2. For each unit $j \in J$, we fit a new model using $J \setminus \{j\}$.
3. We calculate the re-estimated treatment effect $ATT_j$ and the change relative to the full model: $\Delta_j = ATT_j - ATT_{full}$
4. Interpretation:
   • Small $\Delta_j$ for all $j$ indicates a robust estimate.
   • A large $\Delta_j$ suggests that donor $j$ is highly influential. If that donor's pre-fit was poor or if it has unusual characteristics, the main estimate should be treated with caution.

Effective Number of Donors

To understand how concentrated the weights are, we calculate the Effective Number of Donors ($N_{eff}$), which is the inverse of the Herfindahl-Hirschman Index (HHI) of the weights:

$N_{eff} = \frac{1}{\sum_{j \in J} w_j^2}$

• $N_{eff} = 1$: The counterfactual is built using only one donor.
• $N_{eff} = N_{donors}$: All donors have equal weights ($1/N_{donors}$).

Lower $N_{eff}$ indicates higher reliance on a small subset of donors.

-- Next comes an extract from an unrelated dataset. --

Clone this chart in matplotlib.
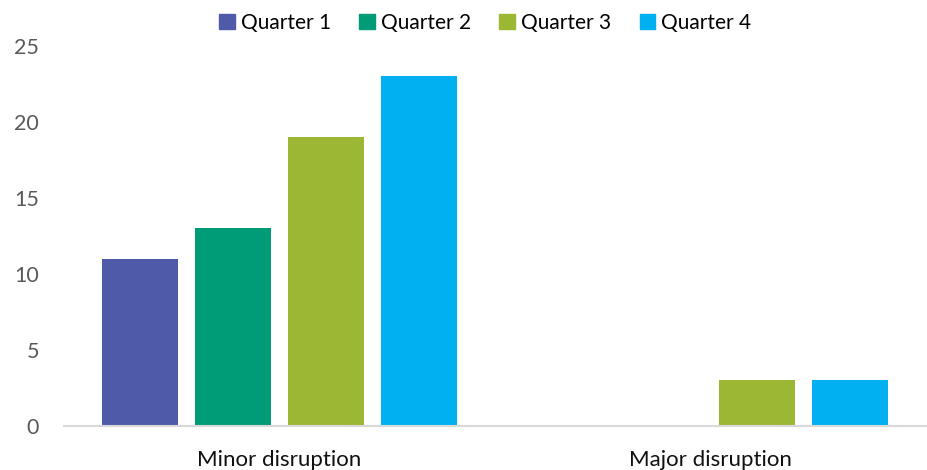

Interpreting the Results Table

• dropped_donor: Donor unit removed in that refit.
• average_att_reestimated: ATT calculated after removing that donor.
• delta_vs_full_model: $\Delta_j = ATT_j - ATT_{full\_model}$. Values near zero indicate the estimate is stable; large values suggest the donor is highly influential.
• pre_rmse_reestimated: Pre-treatment fit error after refit. A significant increase suggests the dropped donor was essential for maintaining fit quality.
• max_weight_after_refit: Largest donor weight in the refitted model.
• effective_n_donors_after_refit: The effective number of donors ($N_{eff}$) for the refitted model.

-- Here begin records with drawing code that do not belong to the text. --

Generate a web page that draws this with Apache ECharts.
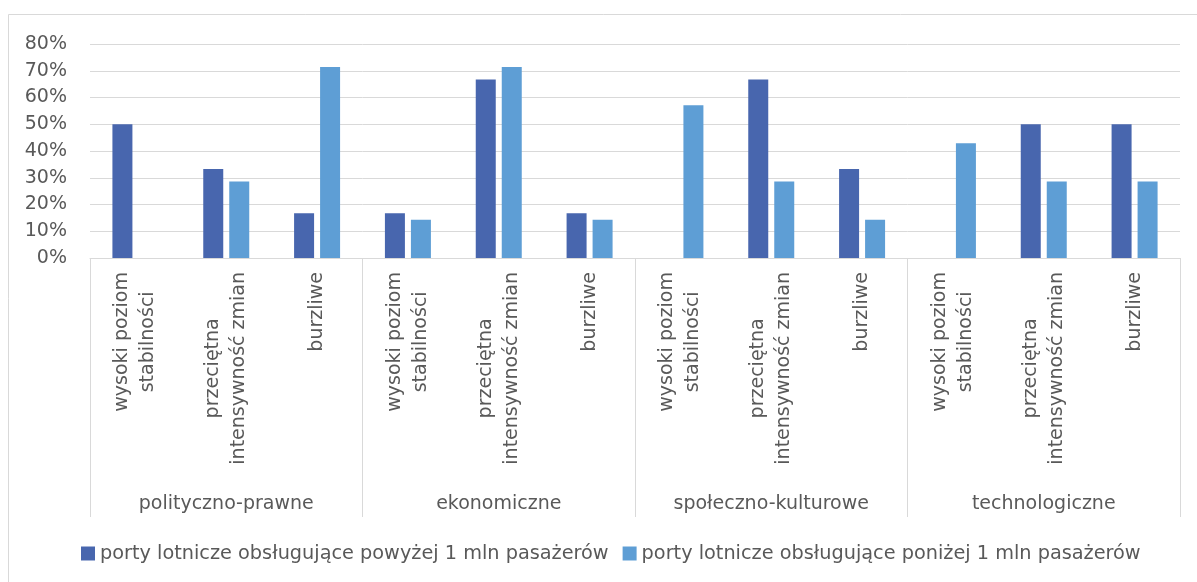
<!DOCTYPE html>
<html>
<head>
<meta charset="utf-8">
<script src="https://cdn.jsdelivr.net/npm/echarts@6/dist/echarts.min.js"></script>
<style>
html,body{margin:0;padding:0;background:#fff;}
#chart{width:1197px;height:582px;}
</style>
</head>
<body>
<div id="chart"></div>
<script>
const groups = ['polityczno-prawne', 'ekonomiczne', 'społeczno-kulturowe', 'technologiczne'];
const subcats = ['wysoki poziom\nstabilności', 'przeciętna\nintensywność zmian', 'burzliwe'];
const seriesNames = ['porty lotnicze obsługujące powyżej 1 mln pasażerów', 'porty lotnicze obsługujące poniżej 1 mln pasażerów'];
const above1mln = [50, 33.3, 16.7, 16.7, 66.7, 16.7, 0, 66.7, 33.3, 0, 50, 50];
const below1mln = [0, 28.6, 71.4, 14.3, 71.4, 14.3, 57.1, 28.6, 14.3, 42.9, 28.6, 28.6];
const yTicks = [0, 10, 20, 30, 40, 50, 60, 70, 80];

const categories = [];
groups.forEach(g => subcats.forEach(s => categories.push(g + '|' + s)));

const FONT = 'DejaVu Sans';
const FS = 19;
const TXT = '#595959';
const GRID = '#d9d9d9';

const chart = echarts.init(document.getElementById('chart'));
chart.setOption({
  backgroundColor: '#fff',
  animation: false,
  textStyle: { fontFamily: FONT },
  graphic: [{
    type: 'rect',
    shape: { x: 8.5, y: 14.5, width: 1200, height: 600 },
    style: { fill: 'none', stroke: GRID, lineWidth: 1 },
    silent: true
  }],
  grid: { left: 90, right: 17, top: 44, bottom: 324, containLabel: false },
  legend: {
    top: 544,
    left: 81,
    padding: 0,
    itemWidth: 14,
    itemHeight: 14,
    itemGap: 14,
    icon: 'rect',
    textStyle: { color: TXT, fontSize: 19.3, fontFamily: FONT },
    data: seriesNames
  },
  xAxis: [{
    type: 'category',
    data: categories,
    position: 'bottom',
    axisLine: { show: true, lineStyle: { color: GRID, width: 1 } },
    axisTick: { show: false },
    axisLabel: {
      interval: 0,
      rotate: 90,
      margin: 14,
      color: TXT,
      fontSize: FS,
      fontFamily: FONT,
      formatter: function (v, i) {
        return subcats[i % 3].split('\n').map(l => '{c|' + l + '}').join('\n');
      },
      rich: { c: { align: 'center', fontSize: FS, lineHeight: 26, color: TXT, fontFamily: FONT } }
    }
  }, {
    type: 'category',
    data: groups,
    position: 'bottom',
    axisLine: { show: false },
    axisTick: { show: true, length: 259, lineStyle: { color: GRID, width: 1 } },
    axisLabel: { interval: 0, margin: 237, color: TXT, fontSize: FS, fontFamily: FONT }
  }],
  yAxis: {
    type: 'value',
    min: 0,
    max: 80,
    interval: 10,
    axisLine: { show: false },
    axisTick: { show: false },
    splitLine: { lineStyle: { color: GRID, width: 1 } },
    axisLabel: {
      margin: 23,
      color: TXT,
      fontSize: FS,
      fontFamily: FONT,
      formatter: function (v) { return yTicks.indexOf(v) >= 0 ? v + '%' : ''; }
    }
  },
  series: [{
    name: seriesNames[0],
    type: 'bar',
    xAxisIndex: 0,
    data: above1mln,
    barWidth: 20,
    barGap: '30%',
    itemStyle: { color: '#4866ae' }
  }, {
    name: seriesNames[1],
    type: 'bar',
    xAxisIndex: 0,
    data: below1mln,
    barWidth: 20,
    barGap: '30%',
    itemStyle: { color: '#5e9ed5' }
  }]
});
</script>
</body>
</html>
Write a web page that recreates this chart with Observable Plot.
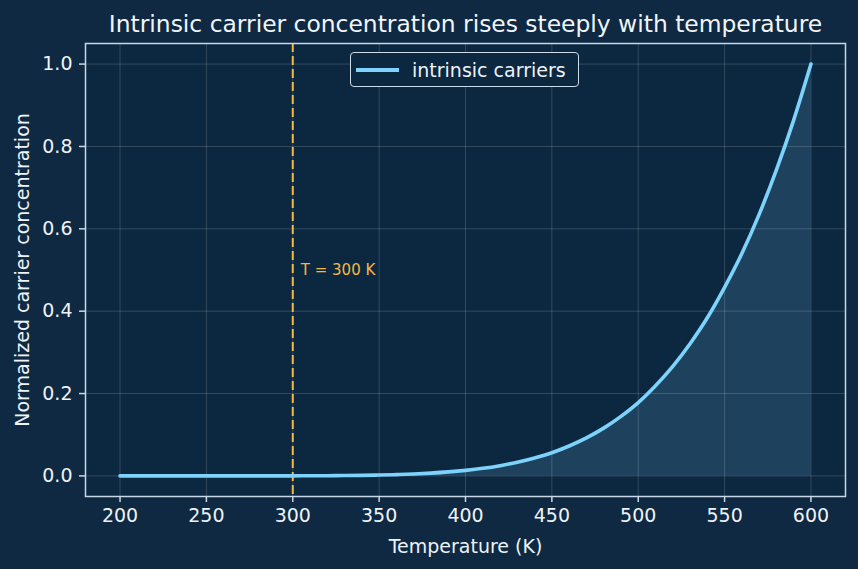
<!DOCTYPE html>
<html>
<head>
<meta charset="utf-8">
<script src="https://cdn.jsdelivr.net/npm/d3@7"></script>
<script src="https://cdn.jsdelivr.net/npm/@observablehq/plot@0.6"></script>
<style>
  html, body { margin: 0; padding: 0; background: #0e2941; }
  #chart { position: relative; width: 858px; height: 569px; }
  #legend {
    position: absolute; left: 350px; top: 52px; width: 229px; height: 35px;
    box-sizing: border-box; border: 1.5px solid #cfdbe6; border-radius: 4px;
    background: #0c2740; display: flex; align-items: center;
    font-family: "DejaVu Sans", sans-serif; font-size: 19px; color: #eef3f8;
  }
  #legend .swatch { width: 43px; height: 4px; margin-left: 5px; background: #7dd3fc; }
  #legend .name { margin-left: 13px; }
</style>
</head>
<body>
<div id="chart"></div>
<script>
// Temperature grid (K) and normalized intrinsic carrier concentration
const temperatures = [200, 210, 220, 230, 240, 250, 260, 270, 280, 290,
  300, 310, 320, 330, 340, 350, 360, 370, 380, 390,
  400, 410, 420, 430, 440, 450, 460, 470, 480, 490,
  500, 510, 520, 530, 540, 550, 560, 570, 580, 590, 600];
const concentration = [0, 0, 0, 0, 0.000002, 0.000006, 0.000013, 0.000027, 0.000053, 0.0001,
  0.00018, 0.00032, 0.00053, 0.00087, 0.00137, 0.0021, 0.0032, 0.0047, 0.0068, 0.0097,
  0.0135, 0.0184, 0.0249, 0.0332, 0.0436, 0.0563, 0.0726, 0.0923, 0.116, 0.1445,
  0.178, 0.219, 0.266, 0.321, 0.384, 0.458, 0.540, 0.635, 0.743, 0.864, 1.0];

const xTicks = [200, 250, 300, 350, 400, 450, 500, 550, 600];
const yTicks = [0, 0.2, 0.4, 0.6, 0.8, 1.0];
const referenceT = 300;
const seriesName = "intrinsic carriers";
const title = "Intrinsic carrier concentration rises steeply with temperature";
const xLabel = "Temperature (K)";
const yLabel = "Normalized carrier concentration";

const data = temperatures.map((T, i) => ({T, n: concentration[i]}));

const lineColor = "#7dd3fc";
const refColor = "#f5b841";
const textColor = "#eef3f8";

const chart = Plot.plot({
  width: 858,
  height: 569,
  marginLeft: 85,
  marginRight: 13,
  marginTop: 43,
  marginBottom: 73,
  style: {
    fontFamily: "DejaVu Sans, sans-serif",
    fontSize: "19px",
    color: textColor,
    background: "#0e2941"
  },
  x: {domain: [180, 620], axis: null},
  y: {domain: [-0.05, 1.05], axis: null},
  marks: [
    Plot.frame({fill: "#0c2740", stroke: null}),
    Plot.areaY(data, {x: "T", y: "n", fill: lineColor, fillOpacity: 0.16, curve: "monotone-x"}),
    Plot.gridX(xTicks, {stroke: "#ffffff", strokeOpacity: 0.16, strokeWidth: 1}),
    Plot.gridY(yTicks, {stroke: "#ffffff", strokeOpacity: 0.16, strokeWidth: 1}),
    Plot.ruleX([referenceT], {stroke: refColor, strokeWidth: 2, strokeDasharray: "9,4"}),
    Plot.text([{T: referenceT, y: 0.5, label: `T = ${referenceT} K`}], {
      x: "T", y: "y", text: "label", dx: 8, textAnchor: "start",
      fill: refColor, fontSize: 15
    }),
    Plot.line(data, {x: "T", y: "n", stroke: lineColor, strokeWidth: 3.6, curve: "monotone-x"}),
    Plot.frame({stroke: "#c8d8e6", strokeWidth: 1.5}),
    Plot.axisX(xTicks, {
      tickSize: 6, tickPadding: 6, stroke: "#c8d8e6", strokeWidth: 1.5,
      fill: textColor, fontSize: 19, label: null, tickFormat: d => String(d)
    }),
    Plot.axisY(yTicks, {
      tickSize: 6, tickPadding: 7, stroke: "#c8d8e6", strokeWidth: 1.5,
      fill: textColor, fontSize: 19, label: null, tickFormat: d3.format(".1f")
    }),
    Plot.text([title], {
      text: d => d, frameAnchor: "top", lineAnchor: "middle", dy: -19,
      fontSize: 23.4, fill: "#f2f5f8"
    }),
    Plot.text([xLabel], {
      text: d => d, frameAnchor: "bottom", lineAnchor: "middle", dy: 50,
      fontSize: 19, fill: textColor
    }),
    Plot.text([yLabel], {
      text: d => d, frameAnchor: "left", textAnchor: "middle", lineAnchor: "middle",
      dx: -63, rotate: -90, fontSize: 19, fill: textColor
    })
  ]
});

const holder = document.getElementById("chart");
holder.appendChild(chart);

// legend box for the single series
const legend = document.createElement("div");
legend.id = "legend";
legend.innerHTML = `<span class="swatch"></span><span class="name">${seriesName}</span>`;
holder.appendChild(legend);
</script>
</body>
</html>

8. Diagnostic Visualizations

Visualization is a critical step in assessing SCM results. It allows for a qualitative check of the pre-treatment fit and the post-treatment divergence.

Observed vs. Synthetic Plot

This plot displays the time series of the actual treated unit alongside its synthetic counterfactual (both standard and augmented, if available).

• Pre-treatment period: The closer the observed and synthetic lines are, the better the model's fit. A poor pre-fit (large gaps) suggests that the donor pool cannot adequately represent the treated unit.
• Post-treatment period: Divergence between the lines indicates a treatment effect.

Gap Over Time Plot

The gap plot shows the difference between the observed and synthetic outcomes: $Gap_t = y_{1,t} - \hat{y}_{1,t}$

• In the pre-treatment period, the gap should ideally fluctuate closely around zero.
• In the post-treatment period, the gap represents the estimated treatment effect ($ATT_t$) at each point in time.

Interpreting the Gap:

• If the gap is systematically positive (or negative) after treatment, it suggests a persistent effect.
• If the gap fluctuates around zero even after treatment, it suggests no significant effect.